PROBLEM REQUIREMENTS:
Word for word, transcribe the lines below and drop the pictures.

#### RECORDED INFORMATION

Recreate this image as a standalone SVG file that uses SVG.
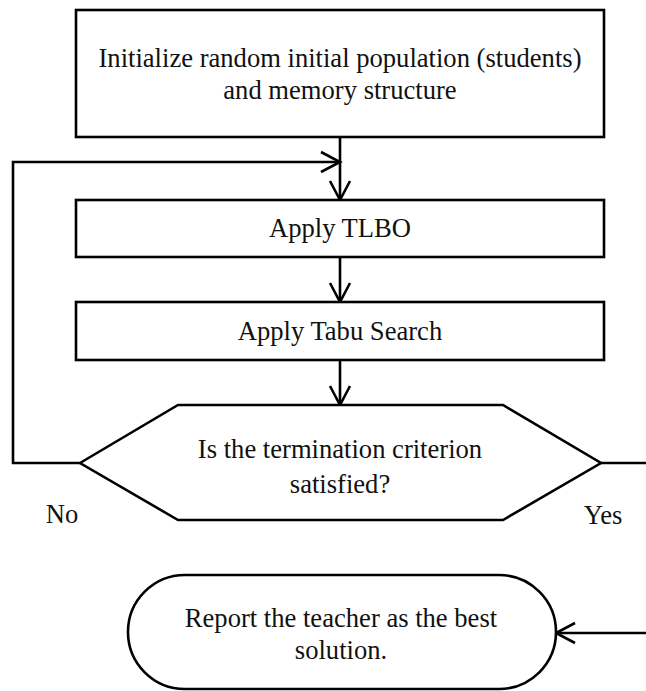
<svg xmlns="http://www.w3.org/2000/svg" width="646" height="691" viewBox="0 0 646 691">
  <style>
    .box { fill: #ffffff; stroke: #000000; stroke-width: 2.6; }
    .link { fill: none; stroke: #000000; stroke-width: 2.6; }
    .label { font-family: "Liberation Serif", "Times New Roman", serif; font-size: 26.6px; fill: #111111; text-anchor: middle; }
  </style>
  <defs>
    <marker id="open-arrow" viewBox="-21 -12 24 24" markerWidth="24" markerHeight="24" refX="0" refY="0" markerUnits="userSpaceOnUse" orient="auto">
      <path d="M -19,-10 L 0,0 L -19,10" fill="none" stroke="#000000" stroke-width="2.6"/>
    </marker>
  </defs>
  <rect width="646" height="691" fill="#ffffff"/>

  <g id="connectors">
    <!-- init -> TLBO -->
    <path class="link" d="M 340,137 L 340,200" marker-end="url(#open-arrow)"/>
    <!-- loop back from decision (No) -->
    <path class="link" d="M 80,463 L 13,463 L 13,162 L 340,162" marker-end="url(#open-arrow)"/>
    <!-- TLBO -> Tabu Search -->
    <path class="link" d="M 340,257 L 340,302" marker-end="url(#open-arrow)"/>
    <!-- Tabu Search -> decision -->
    <path class="link" d="M 340,360 L 340,405" marker-end="url(#open-arrow)"/>
    <!-- decision (Yes) -> report -->
    <path class="link" d="M 601,463 L 652,463 L 652,633 L 556,633" marker-end="url(#open-arrow)"/>
  </g>

  <g id="init">
    <rect class="box" x="76" y="10" width="528" height="127"/>
    <text class="label" x="340" y="67">Initialize random initial population (students)</text>
    <text class="label" x="340" y="99">and memory structure</text>
  </g>

  <g id="tlbo">
    <rect class="box" x="76" y="200" width="528" height="57"/>
    <text class="label" x="340" y="237">Apply TLBO</text>
  </g>

  <g id="tabu">
    <rect class="box" x="76" y="302" width="528" height="58"/>
    <text class="label" x="340" y="340">Apply Tabu Search</text>
  </g>

  <g id="decision">
    <polygon class="box" points="80,463 178,405 503,405 601,463 503,520 178,520"/>
    <text class="label" x="340" y="458">Is the termination criterion</text>
    <text class="label" x="340" y="493">satisfied?</text>
  </g>

  <g id="branch-labels">
    <text class="label" x="62" y="523">No</text>
    <text class="label" x="603" y="524">Yes</text>
  </g>

  <g id="report">
    <rect class="box" x="128" y="575" width="428" height="114" rx="57" ry="57"/>
    <text class="label" x="341" y="627">Report the teacher as the best</text>
    <text class="label" x="341" y="659">solution.</text>
  </g>
</svg>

########

EXPECTED OUTPUT:
Recreate this image as a standalone SVG file that uses SVG.
<svg xmlns="http://www.w3.org/2000/svg" width="646" height="691" viewBox="0 0 646 691">
  <style>
    .box { fill: #ffffff; stroke: #000000; stroke-width: 2.6; }
    .link { fill: none; stroke: #000000; stroke-width: 2.6; }
    .label { font-family: "Liberation Serif", "Times New Roman", serif; font-size: 26.6px; fill: #111111; text-anchor: middle; }
  </style>
  <defs>
    <marker id="open-arrow" viewBox="-21 -12 24 24" markerWidth="24" markerHeight="24" refX="0" refY="0" markerUnits="userSpaceOnUse" orient="auto">
      <path d="M -19,-10 L 0,0 L -19,10" fill="none" stroke="#000000" stroke-width="2.6"/>
    </marker>
  </defs>
  <rect width="646" height="691" fill="#ffffff"/>

  <g id="connectors">
    <!-- init -> TLBO -->
    <path class="link" d="M 340,137 L 340,200" marker-end="url(#open-arrow)"/>
    <!-- loop back from decision (No) -->
    <path class="link" d="M 80,463 L 13,463 L 13,162 L 340,162" marker-end="url(#open-arrow)"/>
    <!-- TLBO -> Tabu Search -->
    <path class="link" d="M 340,257 L 340,302" marker-end="url(#open-arrow)"/>
    <!-- Tabu Search -> decision -->
    <path class="link" d="M 340,360 L 340,405" marker-end="url(#open-arrow)"/>
    <!-- decision (Yes) -> report -->
    <path class="link" d="M 601,463 L 652,463 L 652,633 L 556,633" marker-end="url(#open-arrow)"/>
  </g>

  <g id="init">
    <rect class="box" x="76" y="10" width="528" height="127"/>
    <text class="label" x="340" y="67">Initialize random initial population (students)</text>
    <text class="label" x="340" y="99">and memory structure</text>
  </g>

  <g id="tlbo">
    <rect class="box" x="76" y="200" width="528" height="57"/>
    <text class="label" x="340" y="237">Apply TLBO</text>
  </g>

  <g id="tabu">
    <rect class="box" x="76" y="302" width="528" height="58"/>
    <text class="label" x="340" y="340">Apply Tabu Search</text>
  </g>

  <g id="decision">
    <polygon class="box" points="80,463 178,405 503,405 601,463 503,520 178,520"/>
    <text class="label" x="340" y="458">Is the termination criterion</text>
    <text class="label" x="340" y="493">satisfied?</text>
  </g>

  <g id="branch-labels">
    <text class="label" x="62" y="523">No</text>
    <text class="label" x="603" y="524">Yes</text>
  </g>

  <g id="report">
    <rect class="box" x="128" y="575" width="428" height="114" rx="57" ry="57"/>
    <text class="label" x="341" y="627">Report the teacher as the best</text>
    <text class="label" x="341" y="659">solution.</text>
  </g>
</svg>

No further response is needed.